#### [Job]
Return the listing below verbatim. Pictures do not belong in the copy.

#### [Recorded information]
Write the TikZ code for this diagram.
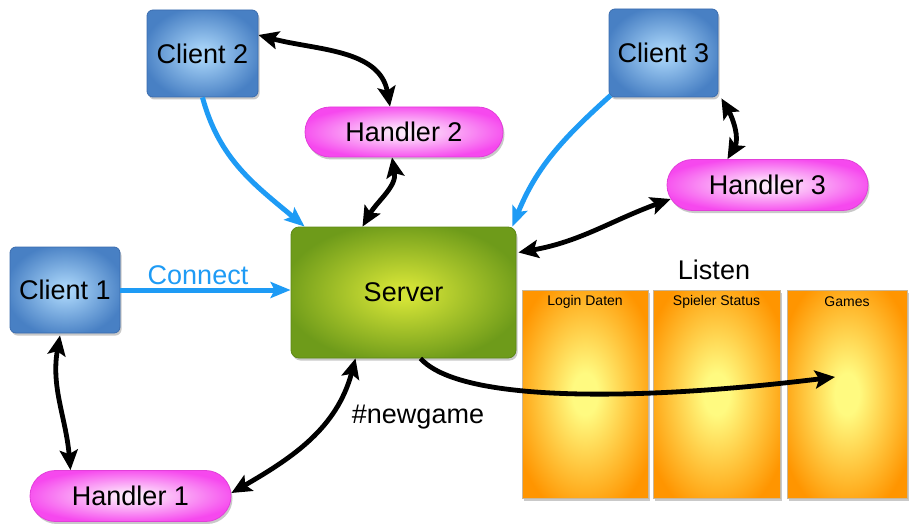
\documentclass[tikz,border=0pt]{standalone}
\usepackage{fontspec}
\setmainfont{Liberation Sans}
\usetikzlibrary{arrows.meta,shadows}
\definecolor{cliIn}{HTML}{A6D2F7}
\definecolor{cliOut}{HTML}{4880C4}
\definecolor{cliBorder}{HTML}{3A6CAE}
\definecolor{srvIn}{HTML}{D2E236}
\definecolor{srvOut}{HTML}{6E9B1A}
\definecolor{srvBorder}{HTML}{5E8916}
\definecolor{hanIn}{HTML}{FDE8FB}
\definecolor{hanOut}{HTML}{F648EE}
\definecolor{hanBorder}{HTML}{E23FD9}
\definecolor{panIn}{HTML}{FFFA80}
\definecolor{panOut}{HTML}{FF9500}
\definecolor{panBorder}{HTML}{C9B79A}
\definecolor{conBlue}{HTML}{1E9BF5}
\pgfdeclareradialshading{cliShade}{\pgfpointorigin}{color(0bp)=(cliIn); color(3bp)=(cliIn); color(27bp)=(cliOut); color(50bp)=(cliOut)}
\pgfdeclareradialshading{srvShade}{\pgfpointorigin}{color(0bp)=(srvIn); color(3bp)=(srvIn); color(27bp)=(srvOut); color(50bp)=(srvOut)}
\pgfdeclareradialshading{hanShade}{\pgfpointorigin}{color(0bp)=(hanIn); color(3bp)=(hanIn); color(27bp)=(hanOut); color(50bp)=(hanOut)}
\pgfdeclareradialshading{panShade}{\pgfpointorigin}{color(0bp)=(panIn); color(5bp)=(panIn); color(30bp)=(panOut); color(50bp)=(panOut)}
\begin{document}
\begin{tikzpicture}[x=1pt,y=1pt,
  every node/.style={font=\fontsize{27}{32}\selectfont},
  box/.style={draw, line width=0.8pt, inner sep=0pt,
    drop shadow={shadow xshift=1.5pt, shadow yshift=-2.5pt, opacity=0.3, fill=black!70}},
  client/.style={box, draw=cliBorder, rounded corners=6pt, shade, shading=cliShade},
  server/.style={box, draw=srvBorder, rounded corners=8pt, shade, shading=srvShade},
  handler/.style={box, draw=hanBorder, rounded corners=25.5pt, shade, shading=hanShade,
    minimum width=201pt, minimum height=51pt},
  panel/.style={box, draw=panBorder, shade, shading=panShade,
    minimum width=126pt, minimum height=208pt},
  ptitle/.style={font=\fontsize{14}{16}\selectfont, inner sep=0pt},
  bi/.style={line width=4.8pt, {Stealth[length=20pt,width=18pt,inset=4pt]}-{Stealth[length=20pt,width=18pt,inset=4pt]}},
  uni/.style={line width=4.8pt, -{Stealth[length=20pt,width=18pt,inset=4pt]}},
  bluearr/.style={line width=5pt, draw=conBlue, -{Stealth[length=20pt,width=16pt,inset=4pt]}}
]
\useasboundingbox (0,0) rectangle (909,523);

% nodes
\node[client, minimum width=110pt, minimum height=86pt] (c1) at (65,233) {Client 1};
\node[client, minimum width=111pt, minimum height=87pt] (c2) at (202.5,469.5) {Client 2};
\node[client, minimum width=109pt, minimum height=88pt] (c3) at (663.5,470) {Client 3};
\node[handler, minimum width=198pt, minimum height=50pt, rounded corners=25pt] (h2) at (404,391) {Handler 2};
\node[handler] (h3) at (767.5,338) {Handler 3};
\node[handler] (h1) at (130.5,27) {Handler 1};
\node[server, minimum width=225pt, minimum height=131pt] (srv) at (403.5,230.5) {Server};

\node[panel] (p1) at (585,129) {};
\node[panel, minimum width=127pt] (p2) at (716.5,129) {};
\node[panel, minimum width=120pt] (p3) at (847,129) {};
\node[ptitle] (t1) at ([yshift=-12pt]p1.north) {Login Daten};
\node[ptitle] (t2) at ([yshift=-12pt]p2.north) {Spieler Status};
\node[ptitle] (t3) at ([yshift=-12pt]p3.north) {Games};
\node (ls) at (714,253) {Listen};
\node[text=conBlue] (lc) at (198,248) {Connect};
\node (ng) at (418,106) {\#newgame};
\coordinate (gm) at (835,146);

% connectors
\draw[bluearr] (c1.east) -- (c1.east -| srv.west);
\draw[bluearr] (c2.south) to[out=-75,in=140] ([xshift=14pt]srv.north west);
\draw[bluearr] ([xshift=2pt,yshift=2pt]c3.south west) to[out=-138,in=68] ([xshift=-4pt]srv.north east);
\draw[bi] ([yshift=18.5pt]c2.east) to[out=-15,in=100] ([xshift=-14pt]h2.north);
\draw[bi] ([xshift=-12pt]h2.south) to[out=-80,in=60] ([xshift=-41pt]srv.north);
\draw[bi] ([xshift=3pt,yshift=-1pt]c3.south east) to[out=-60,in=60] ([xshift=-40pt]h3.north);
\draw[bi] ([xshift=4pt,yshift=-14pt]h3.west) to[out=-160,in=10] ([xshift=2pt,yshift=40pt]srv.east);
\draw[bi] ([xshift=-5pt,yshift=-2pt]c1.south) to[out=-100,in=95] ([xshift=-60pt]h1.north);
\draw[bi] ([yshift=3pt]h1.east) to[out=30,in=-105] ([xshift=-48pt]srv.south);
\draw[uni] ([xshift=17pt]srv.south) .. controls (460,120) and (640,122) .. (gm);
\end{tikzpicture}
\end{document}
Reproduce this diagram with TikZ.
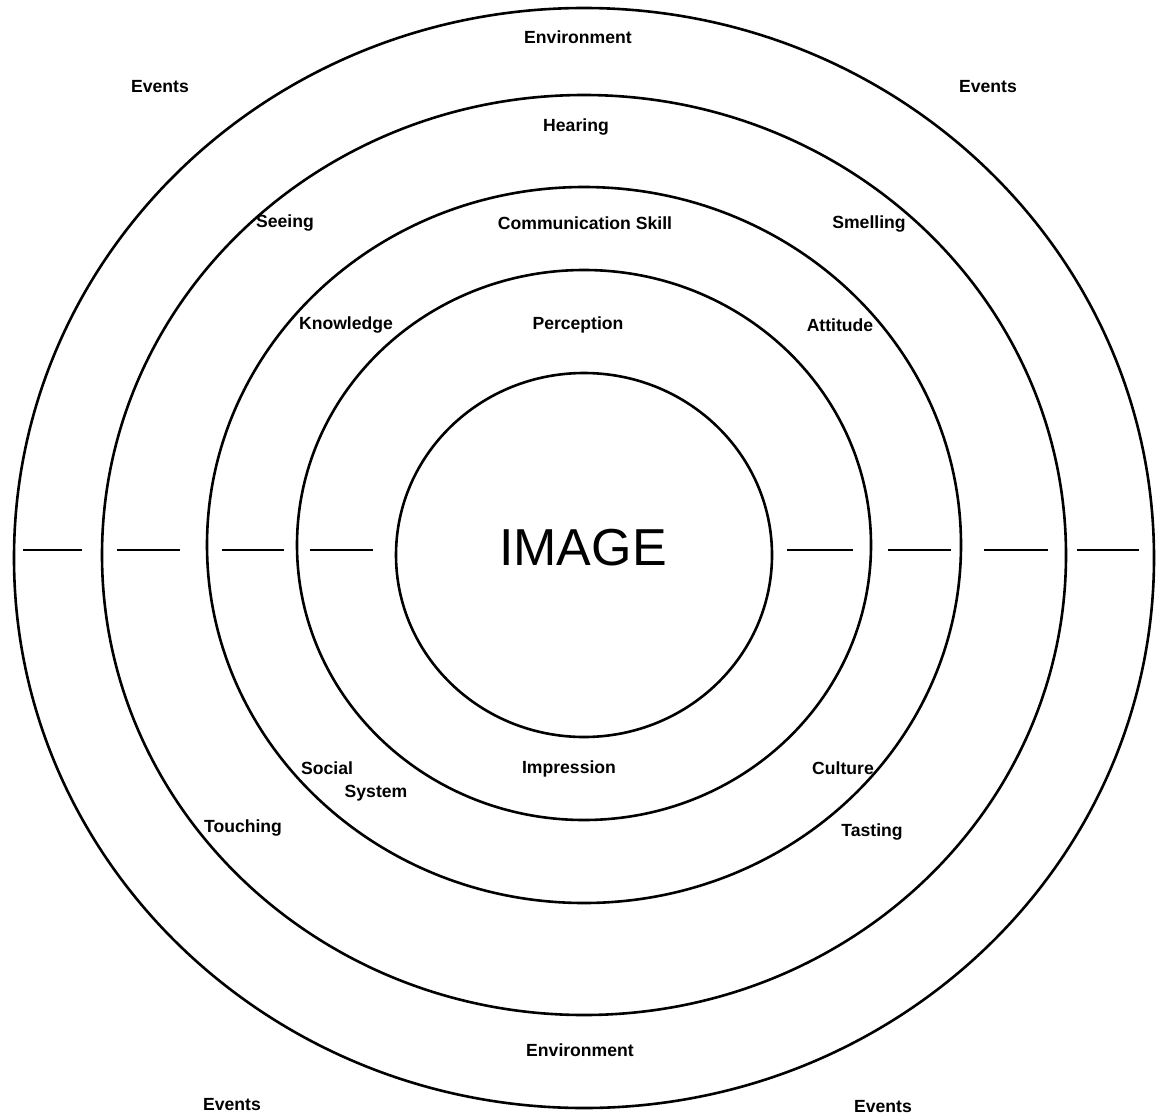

#### [Correct result]
Write the TikZ code for this diagram.
\documentclass[tikz,border=0pt]{standalone}
\usepackage{fontspec}
\setmainfont{Liberation Sans}
\usetikzlibrary{arrows.meta,shadows}
\definecolor{cliIn}{HTML}{A6D2F7}
\definecolor{cliOut}{HTML}{4880C4}
\definecolor{cliBorder}{HTML}{3A6CAE}
\definecolor{srvIn}{HTML}{D2E236}
\definecolor{srvOut}{HTML}{6E9B1A}
\definecolor{srvBorder}{HTML}{5E8916}
\definecolor{hanIn}{HTML}{FDE8FB}
\definecolor{hanOut}{HTML}{F648EE}
\definecolor{hanBorder}{HTML}{E23FD9}
\definecolor{panIn}{HTML}{FFFA80}
\definecolor{panOut}{HTML}{FF9500}
\definecolor{panBorder}{HTML}{C9B79A}
\definecolor{conBlue}{HTML}{1E9BF5}
\pgfdeclareradialshading{cliShade}{\pgfpointorigin}{color(0bp)=(cliIn); color(3bp)=(cliIn); color(27bp)=(cliOut); color(50bp)=(cliOut)}
\pgfdeclareradialshading{srvShade}{\pgfpointorigin}{color(0bp)=(srvIn); color(3bp)=(srvIn); color(27bp)=(srvOut); color(50bp)=(srvOut)}
\pgfdeclareradialshading{hanShade}{\pgfpointorigin}{color(0bp)=(hanIn); color(3bp)=(hanIn); color(27bp)=(hanOut); color(50bp)=(hanOut)}
\pgfdeclareradialshading{panShade}{\pgfpointorigin}{color(0bp)=(panIn); color(5bp)=(panIn); color(30bp)=(panOut); color(50bp)=(panOut)}
\begin{document}
\begin{tikzpicture}[x=1pt,y=1pt,
  every node/.style={font=\fontsize{27}{32}\selectfont},
  box/.style={draw, line width=0.8pt, inner sep=0pt,
    drop shadow={shadow xshift=1.5pt, shadow yshift=-2.5pt, opacity=0.3, fill=black!70}},
  client/.style={box, draw=cliBorder, rounded corners=6pt, shade, shading=cliShade},
  server/.style={box, draw=srvBorder, rounded corners=8pt, shade, shading=srvShade},
  handler/.style={box, draw=hanBorder, rounded corners=25.5pt, shade, shading=hanShade,
    minimum width=201pt, minimum height=51pt},
  panel/.style={box, draw=panBorder, shade, shading=panShade,
    minimum width=126pt, minimum height=208pt},
  ptitle/.style={font=\fontsize{14}{16}\selectfont, inner sep=0pt},
  bi/.style={line width=4.8pt, {Stealth[length=20pt,width=18pt,inset=4pt]}-{Stealth[length=20pt,width=18pt,inset=4pt]}},
  uni/.style={line width=4.8pt, -{Stealth[length=20pt,width=18pt,inset=4pt]}},
  bluearr/.style={line width=5pt, draw=conBlue, -{Stealth[length=20pt,width=16pt,inset=4pt]}}
]
\useasboundingbox (0,0) rectangle (909,523);

% nodes
\node[client, minimum width=110pt, minimum height=86pt] (c1) at (65,233) {Client 1};
\node[client, minimum width=111pt, minimum height=87pt] (c2) at (202.5,469.5) {Client 2};
\node[client, minimum width=109pt, minimum height=88pt] (c3) at (663.5,470) {Client 3};
\node[handler, minimum width=198pt, minimum height=50pt, rounded corners=25pt] (h2) at (404,391) {Handler 2};
\node[handler] (h3) at (767.5,338) {Handler 3};
\node[handler] (h1) at (130.5,27) {Handler 1};
\node[server, minimum width=225pt, minimum height=131pt] (srv) at (403.5,230.5) {Server};

\node[panel] (p1) at (585,129) {};
\node[panel, minimum width=127pt] (p2) at (716.5,129) {};
\node[panel, minimum width=120pt] (p3) at (847,129) {};
\node[ptitle] (t1) at ([yshift=-12pt]p1.north) {Login Daten};
\node[ptitle] (t2) at ([yshift=-12pt]p2.north) {Spieler Status};
\node[ptitle] (t3) at ([yshift=-12pt]p3.north) {Games};
\node (ls) at (714,253) {Listen};
\node[text=conBlue] (lc) at (198,248) {Connect};
\node (ng) at (418,106) {\#newgame};
\coordinate (gm) at (835,146);

% connectors
\draw[bluearr] (c1.east) -- (c1.east -| srv.west);
\draw[bluearr] (c2.south) to[out=-75,in=140] ([xshift=14pt]srv.north west);
\draw[bluearr] ([xshift=2pt,yshift=2pt]c3.south west) to[out=-138,in=68] ([xshift=-4pt]srv.north east);
\draw[bi] ([yshift=18.5pt]c2.east) to[out=-15,in=100] ([xshift=-14pt]h2.north);
\draw[bi] ([xshift=-12pt]h2.south) to[out=-80,in=60] ([xshift=-41pt]srv.north);
\draw[bi] ([xshift=3pt,yshift=-1pt]c3.south east) to[out=-60,in=60] ([xshift=-40pt]h3.north);
\draw[bi] ([xshift=4pt,yshift=-14pt]h3.west) to[out=-160,in=10] ([xshift=2pt,yshift=40pt]srv.east);
\draw[bi] ([xshift=-5pt,yshift=-2pt]c1.south) to[out=-100,in=95] ([xshift=-60pt]h1.north);
\draw[bi] ([yshift=3pt]h1.east) to[out=30,in=-105] ([xshift=-48pt]srv.south);
\draw[uni] ([xshift=17pt]srv.south) .. controls (460,120) and (640,122) .. (gm);
\end{tikzpicture}
\end{document}
Reproduce this diagram with TikZ.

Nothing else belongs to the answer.